また、PUCK形態でないと避けられないような攻撃も用意しておりまして。その場合はPUCK形態で避けてから剣士に戻り、一撃加えると。ふたつの形態は一瞬で切り替えられるんですよ。スムーズな切り替えを強く意識して制作しています。
――『パックマン』と言えばクッキーやフルーツが欠かせないと思いますが、これらでパワーアップするようなシステムは搭載されていますか? また、ワープトンネルなどの要素はありますか?
相澤
パワークッキーを食べることでゴーストがイジケ状態になって逆転できるという要素ですよね。本作でも同じように逆転要素を用意しています。これまでプレイしていない方でも楽しめますし、知っている方もさまざまな『パックマン』の要素を体験していただける仕様となっています。
――難度はどれくらいを想定されているのでしょうか。お話を聞く限り、かなりボリュームがあるようにも思えます。
相澤
高難度好きの方にも満足していただける様にしていますが、アクションが苦手な方にも安心してプレイできるフォロー要素があります。どなたにもクリアーしていただけるようなゲームバランスを目指して制作しています。いまのところの想定ボリュームは約30時間ですね。
タイトルが決定するまでの紆余曲折とロゴに隠された意味
――『パックマン』というIPと探索型2Dアクションを融合させるうえで苦労された部分はありましたか?
相澤
いままでの『パックマン』とは異なるジャンルや世界観を生み出すことに注力しました。そのうえで『パックマン』の要素を探索型2Dアクションに落とし込むべく力を入れています。

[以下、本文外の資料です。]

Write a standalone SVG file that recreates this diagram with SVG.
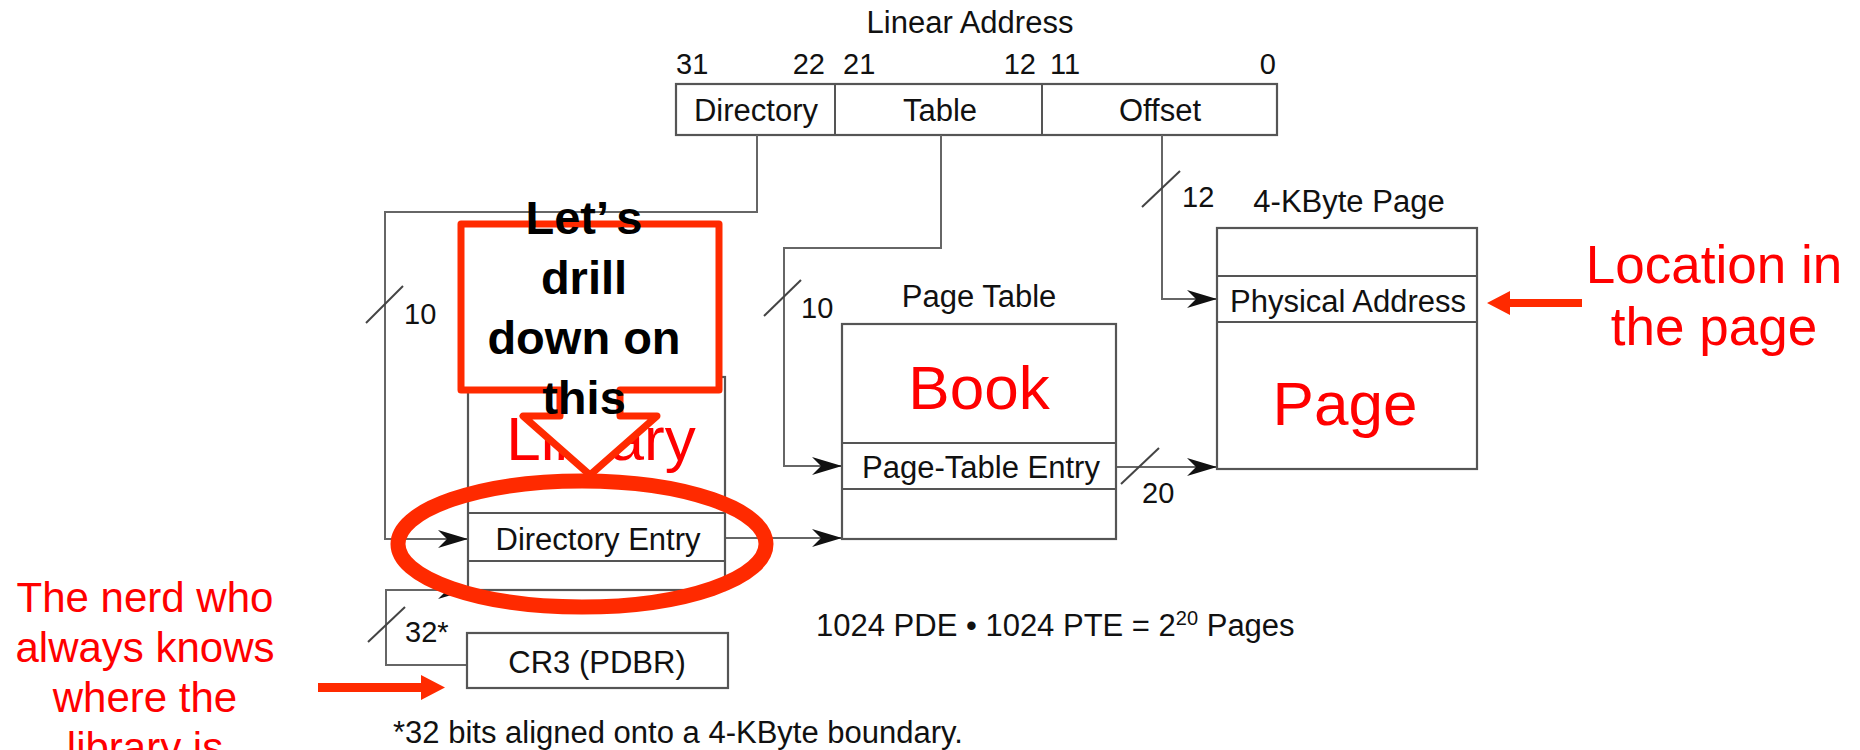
<svg xmlns="http://www.w3.org/2000/svg" width="1860" height="750" viewBox="0 0 1860 750">
<defs>
<style>
.box{fill:#fff;stroke:#555;stroke-width:2.2}
.row{fill:none;stroke:#555;stroke-width:2}
.ln{fill:none;stroke:#666;stroke-width:2}
.sl{fill:none;stroke:#444;stroke-width:2}
.lbl{font-family:"Liberation Sans",Arial,sans-serif;font-size:31px;fill:#111}
.num{font-family:"Liberation Sans",Arial,sans-serif;font-size:29px;fill:#111}
.mid{text-anchor:middle}
.end{text-anchor:end}
.redt{font-family:"Liberation Sans",Arial,sans-serif;fill:#ff0000;text-anchor:middle}
.ann{fill:#ff2a00}
.bold{font-family:"Liberation Sans",Arial,sans-serif;font-weight:bold;font-size:47px;fill:#000;text-anchor:middle}
</style>
<marker id="ah" markerUnits="userSpaceOnUse" viewBox="0 0 30 18" markerWidth="30" markerHeight="18" refX="30" refY="9" orient="auto">
<path d="M0,0 L30,9 L0,18 L9,9 Z" fill="#111"/>
</marker>
</defs>
<rect width="1860" height="750" fill="#fff"/>

<g id="linear-address">
<text class="lbl mid" x="970" y="33">Linear Address</text>
<text class="num" x="676" y="74">31</text>
<text class="num end" x="825" y="74">22</text>
<text class="num" x="843" y="74">21</text>
<text class="num end" x="1036" y="74">12</text>
<text class="num" x="1050" y="74">11</text>
<text class="num end" x="1276" y="74">0</text>
<rect class="box" x="676" y="84" width="601" height="51"/>
<line class="row" x1="835" y1="84" x2="835" y2="135"/>
<line class="row" x1="1042" y1="84" x2="1042" y2="135"/>
<text class="lbl mid" x="756" y="121">Directory</text>
<text class="lbl mid" x="940" y="121">Table</text>
<text class="lbl mid" x="1160" y="121">Offset</text>
</g>

<g id="connectors">
<path class="ln" d="M757,135 V212 H385 V539 H468" marker-end="url(#ah)"/>
<path class="ln" d="M941,135 V248 H784 V466 H842" marker-end="url(#ah)"/>
<path class="ln" d="M1162,135 V299 H1217" marker-end="url(#ah)"/>
<path class="ln" d="M725,538 H842" marker-end="url(#ah)"/>
<path class="ln" d="M1116,467 H1217" marker-end="url(#ah)"/>
<path class="ln" d="M468,665 H386 V590 H468" marker-end="url(#ah)"/>
<line class="sl" x1="366" y1="323" x2="403" y2="286"/>
<text class="num" x="404" y="324">10</text>
<line class="sl" x1="764" y1="316" x2="801" y2="280"/>
<text class="num" x="801" y="318">10</text>
<line class="sl" x1="1142" y1="207" x2="1180" y2="171"/>
<text class="num" x="1182" y="207">12</text>
<line class="sl" x1="1121" y1="484" x2="1159" y2="448"/>
<text class="num" x="1142" y="503">20</text>
<line class="sl" x1="368" y1="642" x2="405" y2="607"/>
<text class="num" x="405" y="642">32*</text>
</g>

<g id="page-directory">
<rect class="box" x="468" y="377" width="257" height="213"/>
<line class="row" x1="468" y1="513" x2="725" y2="513"/>
<line class="row" x1="468" y1="561" x2="725" y2="561"/>
<text class="lbl mid" x="598" y="550">Directory Entry</text>
<text class="redt" x="601" y="460" font-size="62">Library</text>
</g>

<g id="page-table">
<text class="lbl mid" x="979" y="307">Page Table</text>
<rect class="box" x="842" y="324" width="274" height="215"/>
<line class="row" x1="842" y1="443" x2="1116" y2="443"/>
<line class="row" x1="842" y1="489" x2="1116" y2="489"/>
<text class="lbl mid" x="981" y="478">Page-Table Entry</text>
<text class="redt" x="979" y="409" font-size="62">Book</text>
</g>

<g id="page">
<text class="lbl mid" x="1349" y="212">4-KByte Page</text>
<rect class="box" x="1217" y="228" width="260" height="241"/>
<line class="row" x1="1217" y1="276" x2="1477" y2="276"/>
<line class="row" x1="1217" y1="322" x2="1477" y2="322"/>
<text class="lbl mid" x="1348" y="312">Physical Address</text>
<text class="redt" x="1345" y="425" font-size="62">Page</text>
</g>

<g id="cr3">
<rect class="box" x="467" y="633" width="261" height="55"/>
<text class="lbl mid" x="597" y="673">CR3 (PDBR)</text>
</g>

<g id="notes">
<text class="lbl" x="816" y="636">1024 PDE • 1024 PTE = 2<tspan font-size="20" dy="-11">20</tspan><tspan dy="11"> Pages</tspan></text>
<text class="lbl" x="393" y="743">*32 bits aligned onto a 4-KByte boundary.</text>
</g>

<g id="callout">
<path d="M461,224 H719 V390 H620 V416 H657 L590,475 L523,416 H560 V390 H461 Z" fill="#fff" stroke="#ff2a00" stroke-width="7" stroke-linejoin="round"/>
<text class="bold" x="584" y="234">Let’<tspan dx="9">s</tspan></text>
<text class="bold" x="584" y="294">drill</text>
<text class="bold" x="584" y="354">down on</text>
<text class="bold" x="584" y="414">this</text>
</g>

<g id="highlight">
<ellipse cx="582" cy="544" rx="184" ry="63" fill="none" stroke="#ff2a00" stroke-width="15"/>
</g>

<g id="location-note">
<text class="redt" x="1714" y="283" font-size="53">Location in</text>
<text class="redt" x="1714" y="345" font-size="53">the page</text>
<path class="ann" d="M1582,299 H1510 V291 L1487,303 L1510,315 V307 H1582 Z"/>
</g>

<g id="nerd-note">
<text class="redt" x="145" y="612" font-size="42">The nerd who</text>
<text class="redt" x="145" y="662" font-size="42">always knows</text>
<text class="redt" x="145" y="712" font-size="42">where the</text>
<text class="redt" x="145" y="762" font-size="42">library is</text>
<path class="ann" d="M318,683 H421 V675 L445,687.5 L421,700 V692 H318 Z"/>
</g>
</svg>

――やはり開発チームのメンバーには『パックマン』愛が強い方も多いのでしょうか。
相澤
開発のメインメンバーは『パックマン』シリーズを中心に担当してきたチームです。タイトルを決める打ち合わせはたいへんでしたね。パックマンを入れる・入れない論争があったんですよ。これまでのパックマンタイトルは“パックマン”という言葉をつねに入れてきたのですが、今回は入れていないんですね。本当に多くの議論を重ねて、結果として入れないことになりました。その代わり、『パックマン』を感じさせる要素として迷路や迷宮を意味する“ラビリンス”を採用しました。ロゴのほうにもさりげなくパックマンを入れ込んであります。そういった経緯を経て、全員一致で『Shadow Labyrinth』に決定しました。
――ロゴ内に配置されているパックマンでこだわった部分はありますか。
相澤
通常パックマンはスタート時に左を向いているのですが、ロゴではあえて右を向かせているんですね。これにはいままで逃げる側であったパックマンが、本作では食べる側になっているという意味合いを込めています。
――『Shadow Labyrinth』のリリース時期、ハードなど、現在言える範囲で構いませんので教えてください。
相澤
45周年となる2025年発売予定です。ハードはNintendo Switch、プレイステーション5、Xbox Series X|S、PC(Steam)を予定しています。もちろんワールドワイドで展開予定となります。
――『パックマン』45周年記念におけるゲーム以外の展開はありますか。
相澤
2024年12月6日から25日まで、東急プラザ原宿“ハラカド”で『パックマン』のポップアップイベントを開催中です。14日からは『Shadow Labyrinth』の展示が追加されまして、公式Xのフォローと対象ポストのリポストをしていただくと、ご来場いただいた方へ数量限定で45周年ロゴの『Shadow Labyrinth』バージョンのステッカーをプレゼントいたします。ぜひチェックしてみてください。
今後、2026年5月までの周年期間を通じて様々な施策を予定しているので、ご期待ください。
――最後に『パックマン』45周年企画と本作を楽しみにしているファンに向けてメッセージをお願いします。
相澤
おかげさまで『パックマン』は来年45周年を迎えることとなりました。記念すべき節目の年にあたって誰も見たことがない新たな『パックマン』をお送りできればと思っています。これまで『パックマン』に触れてこなかった方にも、ぜひ新たな切り口で描かれるこの物語を楽しんでいただき、『Shadow Labyrinth』を機に『パックマン』の歴史を感じていただければうれしいです。
これまでプレイされている方は、今作に引き継がれている『パックマン』のDNAに触れ、新たな体験を味わっていただけますと幸いです。『Shadow Labyrinth』は2025年発売となりますので、ぜひ楽しみにお待ちいただければと思います。